You’ll learn the difference between episodic and chronic anxiety, along with the 10 telltale signs of someone who is chronically anxious, and what to do about it.
Finally, the concept of Emotional Triangles—what the authors call “the weather of human relationships.” This framework ties everything in the book together, while offering an enormously effective way to lower your anxiety. After reading about Emotional Triangles you’ll wish you had understood them in elementary school.
But don’t confuse simple with easy. These frameworks are very counterintuitive, and they will no doubt cause some confusion. Don’t’ despair. That’s a leading indicator that your understanding is deepening. You simply must wrestle with the concepts in this book if you want to achieve real change—transformations that will truly make a difference in your life. Indeed, the struggle and bewilderment might be the most important part of this journey.

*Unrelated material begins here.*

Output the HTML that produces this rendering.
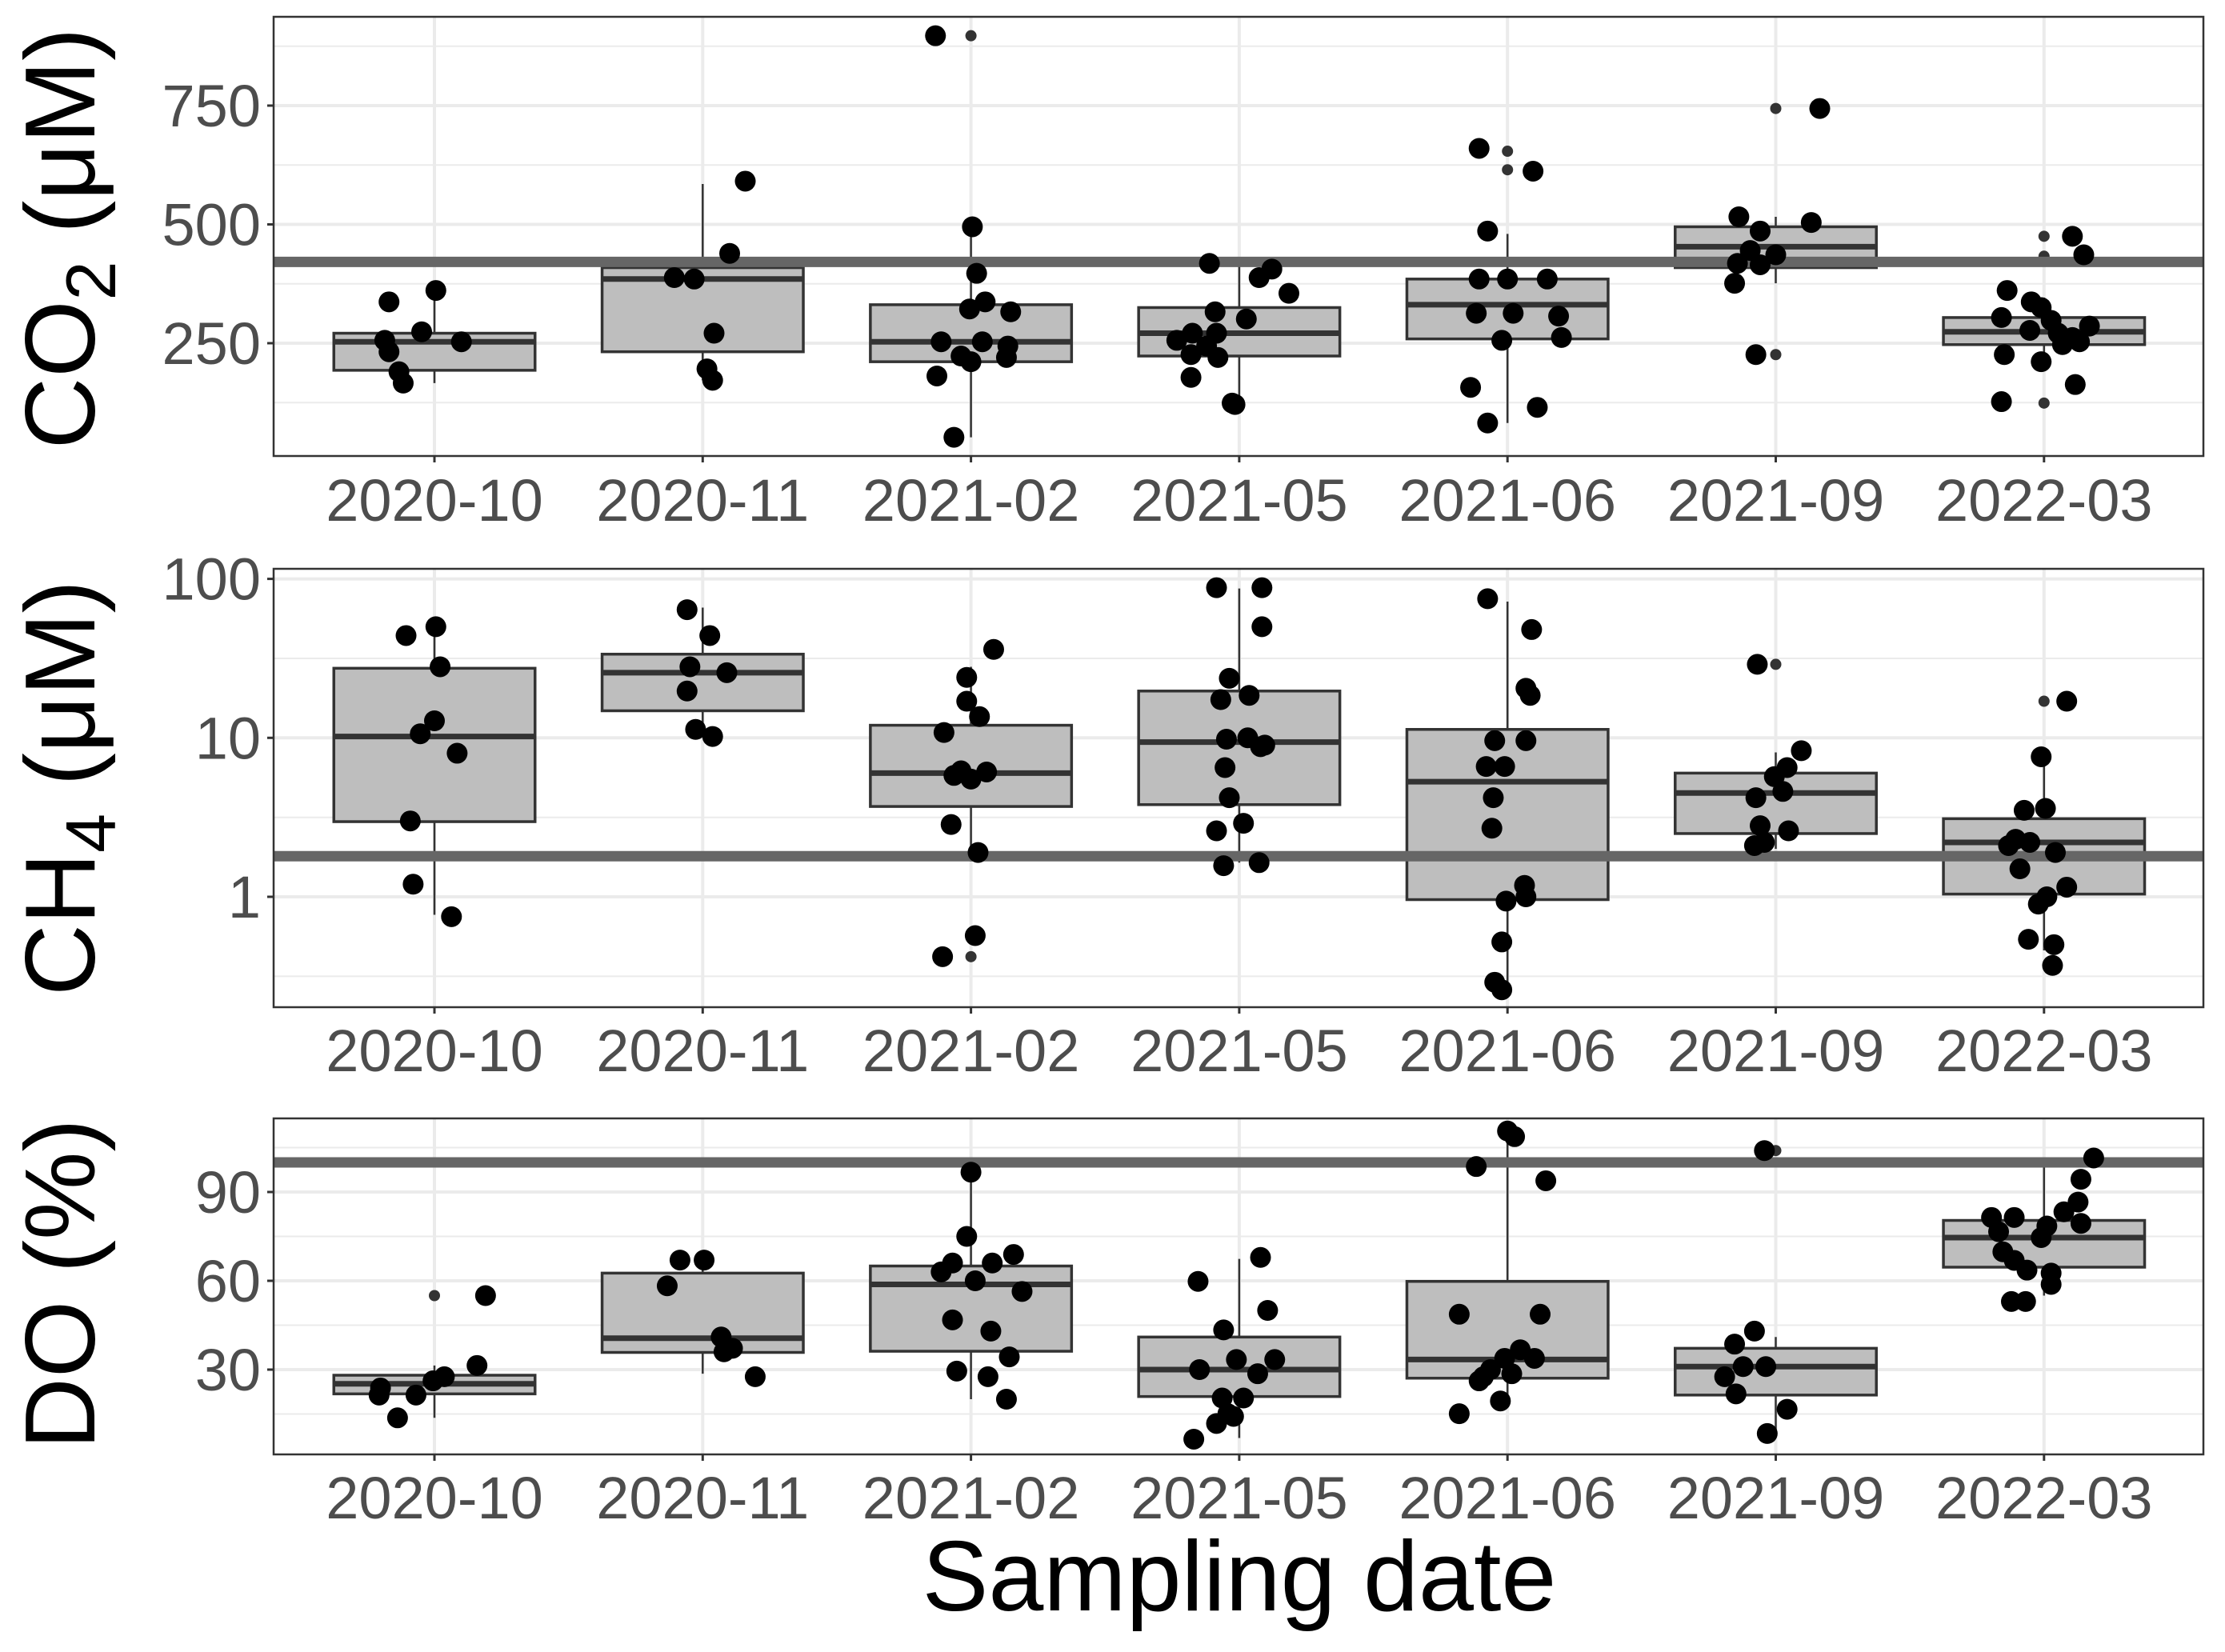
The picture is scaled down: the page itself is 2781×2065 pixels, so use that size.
<!DOCTYPE html>
<html><head><meta charset="utf-8"><style>
body{margin:0;background:#fff}
svg{display:block;font-family:"Liberation Sans",Arial,sans-serif}
</style></head><body>
<svg id="chart" width="2781" height="2065" viewBox="0 0 2781 2065" xmlns="http://www.w3.org/2000/svg"></svg>
<script>
const categories=["2020-10","2020-11","2021-02","2021-05","2021-06","2021-09","2022-03"];
// CO2 (uM)
const co2Q1=[193,232,211,223,259,409,247];
const co2Med=[253,385,253,271,331,453,274];
const co2Q3=[271,409,331,325,385,495,304];
const co2Lo=[166,172,52,121,82,376,202];
const co2Hi=[361,585,495,418,480,516,346];
const co2Out=[[],[],[897],[],[654,615],[744,226],[475,433,124]];
const co2Pts=[
[[337,-32],[361,1],[256,-35],[274,-9],[253,19],[232,-32],[190,-25],[166,-22]],
[[591,30],[439,19],[388,-20],[385,-6],[271,8],[196,3],[172,7]],
[[897,-25],[495,1],[397,4],[337,10],[322,-1],[316,28],[253,-21],[253,8],[244,26],[223,-7],[211,0],[181,-24],[220,25],[52,-12]],
[[418,-21],[406,23],[388,14],[355,35],[316,-17],[301,5],[271,-33],[271,-16],[256,-44],[244,-23],[226,-34],[220,-15],[178,-34],[124,-5],[121,-3]],
[[660,-20],[486,-14],[385,-20],[385,0],[385,28],[313,-22],[313,4],[307,36],[256,-4],[262,38],[612,18],[157,-26],[82,-14],[115,21]],
[[744,31],[516,-26],[486,-11],[504,25],[445,-18],[436,0],[418,-27],[415,-11],[376,-29],[226,-14]],
[[475,20],[436,28],[361,-26],[337,-9],[325,-2],[304,-30],[298,5],[277,-10],[271,10],[286,32],[262,20],[226,-28],[211,-2],[163,22],[127,-30],[247,13],[253,25]]];
// CH4 (uM, log)
const ch4Q1=[2.97,14.8,3.7,3.8,0.96,2.5,1.04];
const ch4Med=[10.2,25.7,6.0,9.4,5.3,4.5,2.2];
const ch4Q3=[27.4,33.6,12.0,19.7,11.3,6.0,3.1];
const ch4Lo=[0.77,10.4,1.67,1.64,0.26,2.0,0.46];
const ch4Hi=[56,66,28,87,72,8.1,7.6];
const ch4Out=[[],[],[0.42],[],[],[29],[17]];
const ch4Pts=[
[[44,-20],[50,1],[28,4],[12.8,0],[10.6,-10],[8.0,16],[3.0,-17],[1.2,-15],[0.75,12]],
[[64,-11],[44,5],[28,-9],[25.7,17],[19.7,-11],[11.3,-5],[10.2,7]],
[[36,16],[24,-3],[17,-3],[13.6,6],[10.8,-19],[6.2,-7],[6.1,11],[5.5,0],[2.85,-14],[1.9,5],[0.57,3],[0.42,-20],[5.8,-12]],
[[88,-16],[88,16],[50,16],[23.7,-7],[18.5,7],[17.4,-13],[9.8,-9],[8.8,15],[10,6],[9,18],[6.5,-10],[4.2,-7],[2.9,3],[2.6,-16],[1.64,14],[1.57,-11]],
[[75,-14],[48,17],[20.5,13],[18.5,16],[9.6,-9],[9.6,13],[6.6,-15],[6.6,-2],[4.2,-10],[2.7,-11],[1.18,12],[1.0,13],[0.94,-1],[0.52,-4],[0.29,-9],[0.26,-4]],
[[29,-13],[8.3,18],[6.5,8],[5.7,-1],[4.2,-14],[4.6,5],[2.8,-11],[2.6,9],[2.1,-15],[2.2,-8]],
[[17,16],[7.6,-2],[3.6,1],[3.5,-14],[2.3,-20],[2.2,-10],[1.9,8],[1.5,-17],[1.15,16],[1.0,2],[0.9,-4],[0.54,-11],[0.5,7],[0.37,6],[2.1,-25]]];
// DO (%)
const doQ1=[21.8,35.8,36.2,20.9,27.1,21.4,64.6];
const doMed=[25.2,40.6,58.8,30,33.4,31,74.6];
const doQ3=[28.1,62.6,65,41,59.8,37.2,80.4];
const doLo=[13.7,28.6,20,6.9,18,8.4,55];
const doHi=[31.4,67,96.7,67.4,110,41,101.5];
const doOut=[[55],[],[],[],[],[104],[]];
const doPts=[
[[55,36],[31.4,30],[27.6,7],[26.2,-1],[23.8,-38],[21.4,-13],[21.4,-39],[13.7,-26]],
[[67,-16],[67,1],[58.3,-25],[41,13],[36,15],[37.2,21],[27.6,37]],
[[96.7,0],[75,-3],[68.9,30],[66,-13],[66,15],[63,-21],[60,3],[56.4,36],[46.8,-13],[43,14],[34.3,27],[29.5,-10],[27.6,12],[20,25]],
[[67.9,15],[59.8,-29],[50,20],[43.4,-11],[33.4,-2],[33.4,25],[30,-28],[28.6,13],[20.4,-12],[20.4,3],[15.1,-8],[11.8,-16],[14.2,-4],[6.5,-32]],
[[110.6,0],[108.7,5],[98.6,-22],[93.8,27],[48.7,-34],[48.7,23],[36.7,9],[33.8,-2],[33.8,19],[30,-12],[27.6,-17],[28.6,3],[26.2,-20],[19.4,-5],[15.1,-34]],
[[104,-8],[43,-15],[38.6,-29],[31,-23],[31,-7],[27.6,-36],[21.8,-28],[16.6,8],[8.4,-6]],
[[101.5,35],[94.3,26],[86.6,24],[83.3,14],[81.4,-37],[81.4,-21],[79.4,26],[78.5,2],[76.6,-32],[74.6,-2],[69.8,-29],[66.9,-21],[63.6,-12],[62.6,5],[58.8,5],[53,-13],[53,-23]]];
const co2Ticks=[250,500,750], co2Minor=[125,375,625,875], co2Ref=[421];
const ch4Ticks=[1,10,100], ch4Minor=[0.316,3.16,31.6], ch4Ref=[1.8];
const doTicks=[30,60,90], doMinor=[15,45,75,105], doRef=[100];

const NS="http://www.w3.org/2000/svg";
const svg=document.getElementById('chart');
const X0=342,X1=2754,STEP=335.3,C0=543;
function xs(i){return C0+i*STEP;}
function mk(tag,attrs,parent){const e=document.createElementNS(NS,tag);for(const k in attrs)e.setAttribute(k,attrs[k]);(parent||svg).appendChild(e);return e;}

function panel(name,top,bot,ys,ticks,minor,ref,q1,med,q3,lo,hi,out,pts,tickLabelY){
  const g=mk('g',{});
  
  
  minor.forEach(v=>{const l=mk('line',{x1:X0,x2:X1,y1:ys(v),y2:ys(v),stroke:'#ebebeb','stroke-width':2},g);
    });
  ticks.forEach(v=>{const l=mk('line',{x1:X0,x2:X1,y1:ys(v),y2:ys(v),stroke:'#ebebeb','stroke-width':4},g);
    });
  categories.forEach((c,i)=>{const l=mk('line',{x1:xs(i),x2:xs(i),y1:top,y2:bot,stroke:'#ebebeb','stroke-width':4},g);
    });
  const bw=0.75*STEP;
  categories.forEach((c,i)=>{
    const w=mk('line',{x1:xs(i),x2:xs(i),y1:ys(hi[i]),y2:ys(lo[i]),stroke:'#333','stroke-width':2.5},g);
    
    const b=mk('rect',{x:xs(i)-bw/2,y:ys(q3[i]),width:bw,height:ys(q1[i])-ys(q3[i]),fill:'#bebebe',stroke:'#333','stroke-width':3.5},g);
    
    const m=mk('line',{x1:xs(i)-bw/2,x2:xs(i)+bw/2,y1:ys(med[i]),y2:ys(med[i]),stroke:'#333','stroke-width':7},g);
    
    out[i].forEach(v=>{const o=mk('circle',{cx:xs(i),cy:ys(v),r:7,fill:'#333'},g);
      });
  });
  ref.forEach(v=>{const r=mk('line',{x1:X0,x2:X1,y1:ys(v),y2:ys(v),stroke:'#666','stroke-width':13},g);
    });
  pts.forEach((arr,i)=>arr.forEach(p=>{
    const c=mk('circle',{cx:xs(i)+p[1]*1.774,cy:ys(p[0]),r:13,fill:'#000'},g);
    
  }));
  const fr=mk('rect',{x:X0,y:top,width:X1-X0,height:bot-top,fill:'none',stroke:'#333','stroke-width':2.5},g);
  
  ticks.forEach(v=>{
    const tk=mk('line',{x1:334,x2:X0,y1:ys(v),y2:ys(v),stroke:'#333','stroke-width':3},g);
    
    const t=mk('text',{x:326,y:ys(v)+26,'text-anchor':'end','font-size':74,fill:'#4d4d4d'},g);
    t.textContent=String(v);
    
  });
  categories.forEach((c,i)=>{
    const tk=mk('line',{x1:xs(i),x2:xs(i),y1:bot,y2:bot+8,stroke:'#333','stroke-width':3},g);
    
    const t=mk('text',{x:xs(i),y:tickLabelY+1,'text-anchor':'middle','font-size':74,fill:'#4d4d4d'},g);
    t.textContent=c;
    
  });
}
panel('co2',21,570,v=>429-(v-250)*0.594,co2Ticks,co2Minor,co2Ref,co2Q1,co2Med,co2Q3,co2Lo,co2Hi,co2Out,co2Pts,650);
panel('ch4',711,1259,v=>1121-Math.log10(v)*198.7,ch4Ticks,ch4Minor,ch4Ref,ch4Q1,ch4Med,ch4Q3,ch4Lo,ch4Hi,ch4Out,ch4Pts,1338);
panel('do',1398,1818,v=>1490-(v-90)*3.7,doTicks,doMinor,doRef,doQ1,doMed,doQ3,doLo,doHi,doOut,doPts,1897);

function ytitle(name,cy,html){
  const t=mk('text',{x:0,y:0,'text-anchor':'middle','font-size':124,fill:'#000',transform:'translate(118,'+cy+') rotate(-90)'});
  t.innerHTML=html;
  
}
ytitle('co2-y-axis-title',298,'CO<tspan font-size="88" dy="26">2</tspan><tspan dy="-26"> (μM)</tspan>');
ytitle('ch4-y-axis-title',985,'CH<tspan font-size="88" dy="26">4</tspan><tspan dy="-26"> (μM)</tspan>');
ytitle('do-y-axis-title',1605,'DO (%)');
const xt=mk('text',{x:1549,y:2013,'text-anchor':'middle','font-size':124,fill:'#000'});
xt.textContent='Sampling date';


</script>
</body></html>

One of my favorite definitions of the role of leaders comes from business consultant Peter Block: “The real task of leadership is to confront people with their freedom.” In Healing Leadership, Steven and Howard do exactly this. It’s not comfortable—it’s vexing, and it goes against everything you were taught in business school. The difference is: it works.
Enjoy and good luck.
Ronald J. Baker, Founder
VeraSage Institute (www.verasage.com)
Author, Implementing Value Pricing: A Radical Business Model for Professional Firms; and Mind Over Matter: Why Intellectual Capital is the Chief Source of Wealth.